In the morning a crier moved through the camp warning that Long Trader and his many wagon guns and soldiers had come to Yellow Medicine country. Every warrior would be needed to fight. Men painted themselves and sang their death songs.

 

Within their teepee, Wanikiya knelt beside her, braiding her hair, as was custom. “Remember,” he was telling her. She loved the feel of his hands smoothing out the snares in her hair, the way her own mother had brushed her hair. “Remember to go the Sissetons when the fighting starts.”

 

“Will you come then? Will you come and find me when the battle is done? Turn yourself in. Turn yourself over to the soldiers. When I tell them how you have protected me they will not hurt you.”

 

Her braids were finished. He painted the stripe of vermilion down the center of her parted hair, but could not dab her cheeks because her face was wet with tears. He squeezed her hands and then rose to fetch his rifle and the parfleche filled with dried meat. “Turn yourself in,” she repeated. “I won’t let them hurt you.”

 

His adam’s apple bobbed up and down and his eyes were bright. He nodded once at her and then ducked under the teopa and was gone. Hazel forced herself to watch him walk away, across the river running quick through the woods, a red rain of leaves coming down around him and the other Indian soldiers.
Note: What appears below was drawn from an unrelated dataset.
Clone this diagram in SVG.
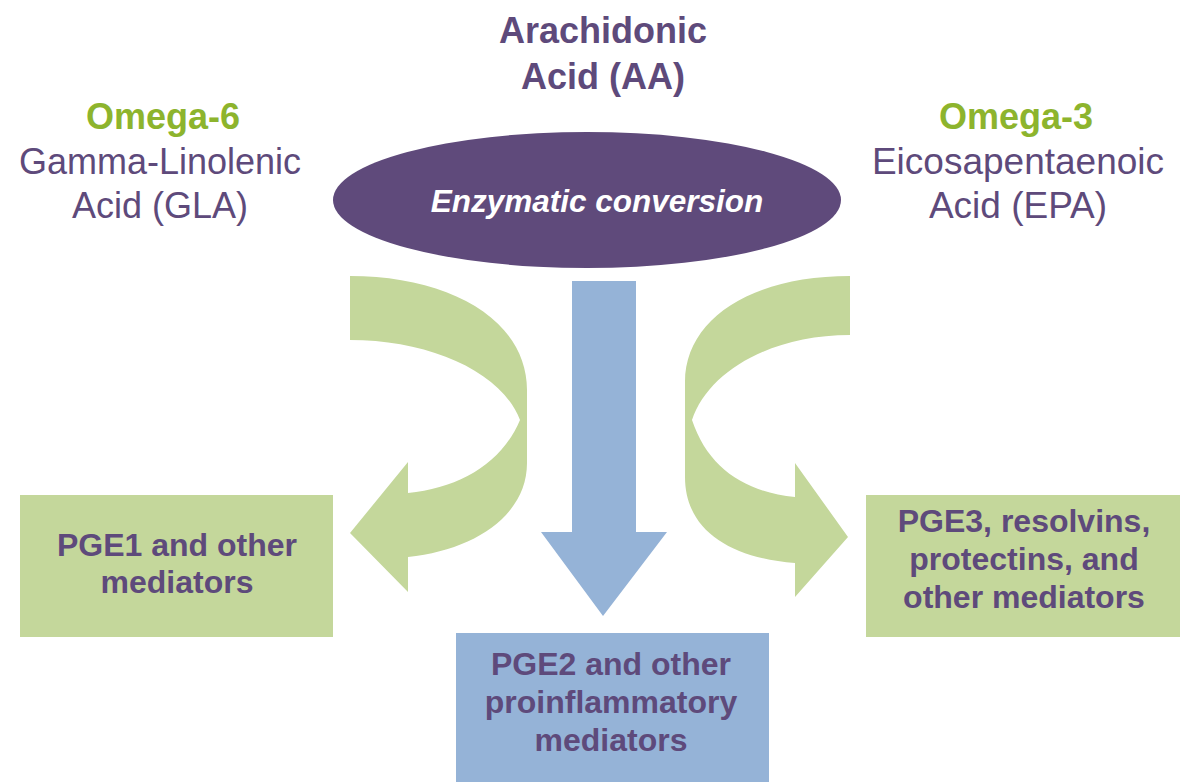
<svg xmlns="http://www.w3.org/2000/svg" width="1200" height="782" viewBox="0 0 1200 782">
<style>
.t{font-family:"Liberation Sans",Arial,sans-serif;text-anchor:middle}
.pb{fill:#5e4a7b;font-weight:bold}
.pr{fill:#5e4a7b}
.g{fill:#8db42d;font-weight:bold}
.green{fill:#c4d79b}
.blue{fill:#95b3d7}
</style>
<rect width="1200" height="782" fill="#ffffff"/>
<g id="aa-title">
<text class="t pb" x="603" y="43" font-size="36">Arachidonic</text>
<text class="t pb" x="603" y="89" font-size="36">Acid (AA)</text>
</g>
<g id="omega6">
<text class="t g" x="163" y="129" font-size="36">Omega-6</text>
<text class="t pr" x="160" y="174" font-size="36">Gamma-Linolenic</text>
<text class="t pr" x="160" y="218" font-size="36">Acid (GLA)</text>
</g>
<g id="omega3">
<text class="t g" x="1016" y="129" font-size="36">Omega-3</text>
<text class="t pr" x="1018" y="174" font-size="37">Eicosapentaenoic</text>
<text class="t pr" x="1018" y="218" font-size="37">Acid (EPA)</text>
</g>
<g id="enzymatic">
<ellipse cx="587" cy="200" rx="254" ry="68" fill="#5f4a7b"/>
<text class="t" x="597" y="212" font-size="31.5" font-weight="bold" font-style="italic" fill="#ffffff">Enzymatic conversion</text>
</g>
<g id="connectors">
<path class="green" d="M350,276 C450,276 527,320 527,390 L527,463 C527,515 475,550 408,557 L408,592 L350,533 L408,462 L408,493 C460,488 502,463 520,420 C502,372 430,340 350,340 Z"/>
<path class="green" d="M850,276 C750,276 685,320 685,382 L685,477 C685,530 730,558 795,563 L795,597 L848,537 L795,463 L795,497 C745,492 708,468 692,420 C708,372 770,335 850,335 Z"/>
<path class="blue" d="M572,281 L636,281 L636,532 L667,532 L603,616 L541,532 L572,532 Z"/>
</g>
<g id="pge1">
<rect class="green" x="20" y="495" width="313" height="142"/>
<text class="t pb" x="177" y="556" font-size="32">PGE1 and other</text>
<text class="t pb" x="177" y="593" font-size="32">mediators</text>
</g>
<g id="pge2">
<rect class="blue" x="456" y="633" width="313" height="149"/>
<text class="t pb" x="611" y="675" font-size="32">PGE2 and other</text>
<text class="t pb" x="611" y="713" font-size="32">proinflammatory</text>
<text class="t pb" x="611" y="751" font-size="32">mediators</text>
</g>
<g id="pge3">
<rect class="green" x="866" y="495" width="314" height="142"/>
<text class="t pb" x="1024" y="532" font-size="32">PGE3, resolvins,</text>
<text class="t pb" x="1024" y="570" font-size="32">protectins, and</text>
<text class="t pb" x="1024" y="608" font-size="32">other mediators</text>
</g>
</svg>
There was a blue-gray light in the east, but the sun was not up yet.
False dawn
, she thought, not knowing if she would ever see him again.

 

She found Otter near the river, his skull crushed by a large stone. His body had been covered with a hasty matting of wet maple leaves. She knew him only by the mouth harp strung like a medicine bundle around his throat. The impact of the stone had caused him to bite through his tongue and the leaves around him were reddened. Hazel held him as though he were her own Daniel, the brother she missed most. She did not care if his blood darkened her broadcloth skirt. Her mind was filled with the memory of him that first day in the teepee, trying to shush her so she would not be hurt further, a goblin-child whom she had bitten in her anger and sorrow. Wanikiya’s messenger boy. The one he had sent to warn the Sengers of what was coming. Otter had been full of mischief, but there was not a harmful bone in his body.

 

Hazel heard the crunch of footsteps in the newly fallen leaves at the same time that she realized who had done this. Henrietta. The woman loomed over her, fist still wrapped around a blood-soaked grinding stone. Her face was streaked with grime, leaves and twigs jutted from the wires of her hair. Arms red to the elbows, face mottled in the tree-shadows. The calico blouse she wore draped loosely, exposing one heaving, muscular shoulder. “I told them,” she said, breathing heavily, “I told them I would break them like twigs.”

 

From miles distant the sound of the battle drifted their way and Hazel turned involuntarily toward the sound. There were more cannons and howitzers than at Fort Ridgely. Even here Hazel felt the faint reverberation of their explosions in the ground beneath her. When she looked again at Henrietta, the woman was smiling. “Our day of deliverance,” she said, her eyes blazing. “We are free.”

 

“I will tell them,” Hazel said. “I am going to tell what you did.”

 

Henrietta advanced toward her with the stone gripped in her fist. Hazel held her ground, crouched over Otter. “He was harmless,” she said, words that Henrietta repeated back to her in a mocking tone.

 

“None of them are harmless. We will cull the children before they can become adults. A weed must be taken from the furrow before it puts down roots. Cull them like weeds. It’s their way. It’s the reason I no longer have children of my own. I will have vengeance. Don’t you know how we have watched you with that warrior? Disgusting. You’re a traitor to your own kind. To bed a with murderer. You, a little whore.”